He also wants to extend the school's interdisciplinary culture to the classroom. He asked his faculty to create new technology courses for students who are interested in, say, medicine or economics. At the same time, the engineering school is reviewing its curriculum to incorporate more hands-on learning.

Lynn Andrea Stein approves of the move. On sabbatical at Harvard, she is a professor of computer science and engineering at the Franklin W. Olin College of Engineering, in Needham, Mass., a new school that has gained attention for its innovative curriculum [see ”The Olin Experiment,” IEEE Spectrum, May 2006]. She adds, though, that Harvard shouldn't simply try to replicate Olin's ideas. ”A lot of the questions that motivated the creation of Olin are also motivating changes at Harvard, and Harvard will have its own unique response,” she says.

Narayanamurti sees the ideal graduate from his school as a renaissance engineer, one with a grounding in both technology and societal issues. ”Those who want to be pure technologists should go to MIT,” he says. ”At Harvard we want to create people who know how things work but also how the world works.”

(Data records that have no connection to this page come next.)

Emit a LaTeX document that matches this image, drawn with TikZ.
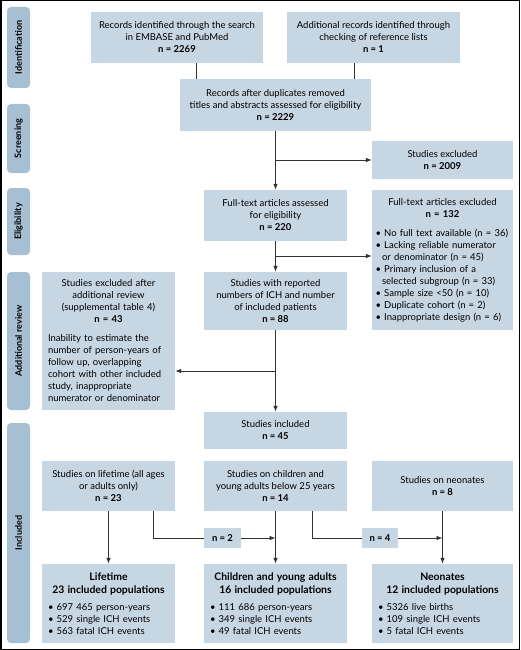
\documentclass[tikz,border=0pt]{standalone}
\usepackage{fontspec}
\setmainfont{Lato}
\usetikzlibrary{arrows.meta,calc}
\definecolor{boxc}{RGB}{199,214,227}
\definecolor{sidec}{RGB}{167,191,211}
\definecolor{linec}{RGB}{50,50,50}
\newcommand{\fs}{\fontsize{9.5}{12}\selectfont}
\newcommand{\hd}{\fontsize{10.4}{12.6}\selectfont\bfseries}
\newcommand{\bl}{\textbullet\ }
\newcommand{\ind}{\hspace*{6.6pt}}
\tikzset{
  box/.style={fill=boxc, inner xsep=4pt, inner ysep=0pt, font=\fs, align=center},
  mixbox/.style={fill=boxc, inner xsep=6pt, inner ysep=0pt, font=\fs, align=left},
  side/.style={fill=sidec, rounded corners=4pt, rotate=90, inner sep=0pt, minimum height=23pt, font=\fontsize{9}{10}\selectfont\bfseries},
  conn/.style={draw=linec, line width=0.8pt},
  arr/.style={conn, -{Latex[length=6pt,width=4.5pt]}},
}
\begin{document}
\begin{tikzpicture}[x=1pt,y=-1pt]
\useasboundingbox (0,0) rectangle (520,650);
\draw[line width=1.5pt] (0.75,0.75) rectangle (519.25,649.25);
% side labels
\node[side, minimum width=81pt] (s1) at (18.5,47.5) {Identification};
\node[side, minimum width=69pt] (s2) at (18.5,138.5) {Screening};
\node[side, minimum width=67pt] (s3) at (18.5,221.5) {Eligibility};
\node[side, minimum width=138pt] (s4) at (18.5,341) {Additional review};
\node[side, minimum width=220pt] (s5) at (18.5,533) {Included};
% boxes
\node[box, minimum width=172pt, minimum height=51pt] (b1) at (177,37.5) {Records identified through the search\\in EMBASE and PubMed\\\textbf{n = 2269}};
\node[box, minimum width=173pt, minimum height=51pt] (b2) at (373.5,37.5) {Additional records identified through\\checking of reference lists\\\textbf{n = 1}};
\node[box, minimum width=191pt, minimum height=52pt] (b3) at (275.5,105) {Records after duplicates removed\\titles and abstracts assessed for eligibility\\\textbf{n = 2229}};
\node[box, minimum width=141pt, minimum height=38pt] (exc) at (442.5,160) {Studies excluded\\\textbf{n = 2009}};
\node[box, minimum width=143pt, minimum height=51pt] (b4) at (275.5,215.5) {Full-text articles assessed\\for eligibility\\\textbf{n = 220}};
\node[mixbox, inner xsep=3.5pt, text width=134pt, minimum height=140pt] (b5) at (442.5,260) {{\centering Full-text articles excluded\\\textbf{n = 132}\par}\vspace{7pt}%
\bl No full text available (n = 36)\\
\bl Lacking reliable numerator\\
\ind or denominator (n = 45)\\
\bl Primary inclusion of a\\
\ind selected subgroup (n = 33)\\
\bl Sample size <50 (n = 10)\\
\bl Duplicate cohort (n = 2)\\
\bl Inappropriate design (n = 6)};
\node[box, minimum width=143pt, minimum height=58pt] (b6) at (275.5,301) {Studies with reported\\numbers of ICH and number\\of included patients\\\textbf{n = 88}};
\node[mixbox, text width=121pt, minimum height=138pt] (b7) at (108.5,341) {{\centering Studies excluded after\\additional review\\(supplemental table 4)\\\textbf{n = 43}\par}\vspace{7pt}%
Inability to estimate the\\
number of person-years of\\
follow up, overlapping\\
cohort with other included\\
study, inappropriate\\
numerator or denominator};
\node[box, minimum width=143pt, minimum height=37pt] (b8) at (275.5,430.5) {Studies included\\\textbf{n = 45}};
\node[box, minimum width=133pt, minimum height=50pt] (b9) at (108.5,486) {Studies on lifetime (all ages\\or adults only)\\\textbf{n = 23}};
\node[box, minimum width=143pt, minimum height=50pt] (b10) at (275.5,486) {Studies on children and\\young adults below 25 years\\\textbf{n = 14}};
\node[box, minimum width=141pt, minimum height=50pt] (b11) at (442.5,486) {Studies on neonates\\\textbf{n = 8}};
\node[box, inner xsep=0pt, minimum width=37pt, minimum height=20pt] (n2) at (222.5,538) {\textbf{n = 2}};
\node[box, inner xsep=0pt, minimum width=36pt, minimum height=20pt] (n4) at (380,538) {\textbf{n = 4}};
\node[mixbox, text width=121pt, minimum height=79pt] (L) at (108.5,603.5) {{\centering\hd Lifetime\\23 included populations\par}\vspace{5pt}%
\bl 697 465 person-years\\
\bl 529 single ICH events\\
\bl 563 fatal ICH events};
\node[mixbox, text width=131pt, minimum height=79pt] (C) at (275.5,603.5) {{\centering\hd Children and young adults\\16 included populations\par}\vspace{5pt}%
\bl 111 686 person-years\\
\bl 349 single ICH events\\
\bl 49 fatal ICH events};
\node[mixbox, text width=129pt, minimum height=79pt] (N) at (442.5,603.5) {{\centering\hd Neonates\\12 included populations\par}\vspace{5pt}%
\bl 5326 live births\\
\bl 109 single ICH events\\
\bl 5 fatal ICH events};
% connectors
\coordinate (t1) at (196,0);
\coordinate (t2) at (354,0);
\draw[conn] (t1 |- b1.south) -- (t1 |- b3.north);
\draw[conn] (t2 |- b2.south) -- (t2 |- b3.north);
\draw[arr] (b3.south) -- (b4.north);
\draw[arr] (b3.south |- exc.west) -- (exc.west);
\coordinate (j2) at (275.5,256);
\draw[arr] (b4.south) -- (b6.north);
\draw[arr] (j2) -- (j2 -| b5.west);
\coordinate (j3) at (275.5,371);
\draw[arr] (b6.south) -- (b8.north);
\draw[arr] (j3) -- (j3 -| b7.east);
\draw[arr] (b9.south) -- (L.north);
\draw[arr] (b10.south) -- (C.north);
\draw[arr] (b11.south) -- (N.north);
\coordinate (k1) at (153,538);
\coordinate (k2) at (312,538);
\draw[conn] (k1 |- b9.south) -- (k1) -- (n2.west);
\draw[arr] (n2.east) -- (n2.east -| C.north);
\draw[conn] (k2 |- b10.south) -- (k2) -- (n4.west);
\draw[arr] (n4.east) -- (n4.east -| N.north);
\end{tikzpicture}
\end{document}
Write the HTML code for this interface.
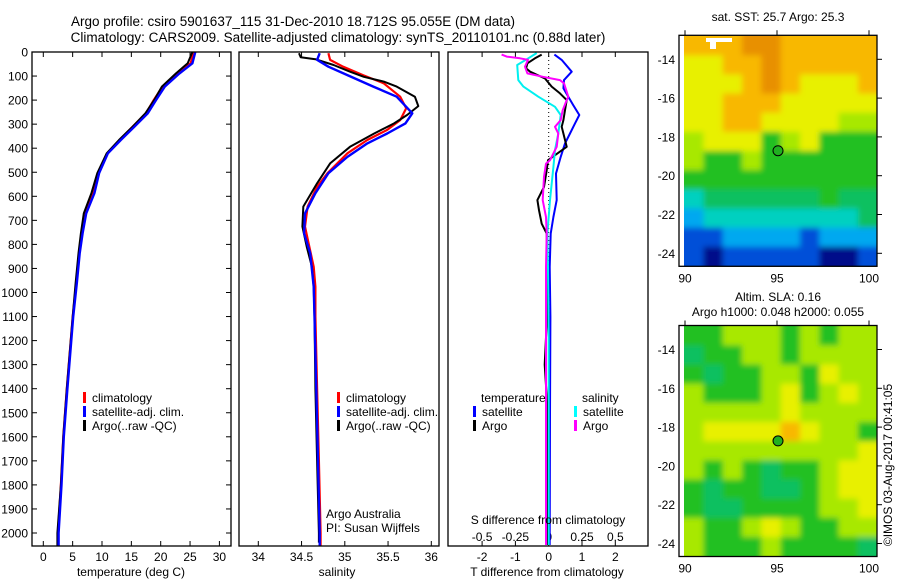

Farther down Massachusetts Avenue, at MIT, people aren't completely oblivious to Harvard's expansion plans. It's just what MIT needs, one professor commented, ”a sharp kick in the butt.” Not so, predicted another: after a few years Harvard will just settle for being a very good but very small school of applied sciences, like those found at a lot of other liberal arts colleges.

Nobody at Harvard seems ready to concede just yet, and in fact, the school is already thinking about its long-term prospects. In January 2007, the university created a committee to advise Harvard's president and governing bodies on how to boost collaborative efforts in science and engineering. The committee, of which Narayanamurti is a member, should shape major expansion plans, including the Allston Initiative.

Having exhausted its land on the Cambridge side of the Charles, Harvard now intends to build a second campus in the Allston neighborhood of Boston. At press time, the university was set to begin construction on a $1 billion science complex. It's been suggested that the engineering school, in whole or in part, could move to Allston one day, but no concrete plans have been made. It's clear, however, that engineering and applied sciences will be a central part of the new development.

As for Narayanamurti, what's next? In mid-February, he announced he would step down as dean and return to teaching and research. And this time he means it. But he plans to stick around to see the changes he helped initiate. ”It's going to be one of those things that you don't notice day to day,” he says, ”but when you come back in five years or so, it will be a tremendous change.”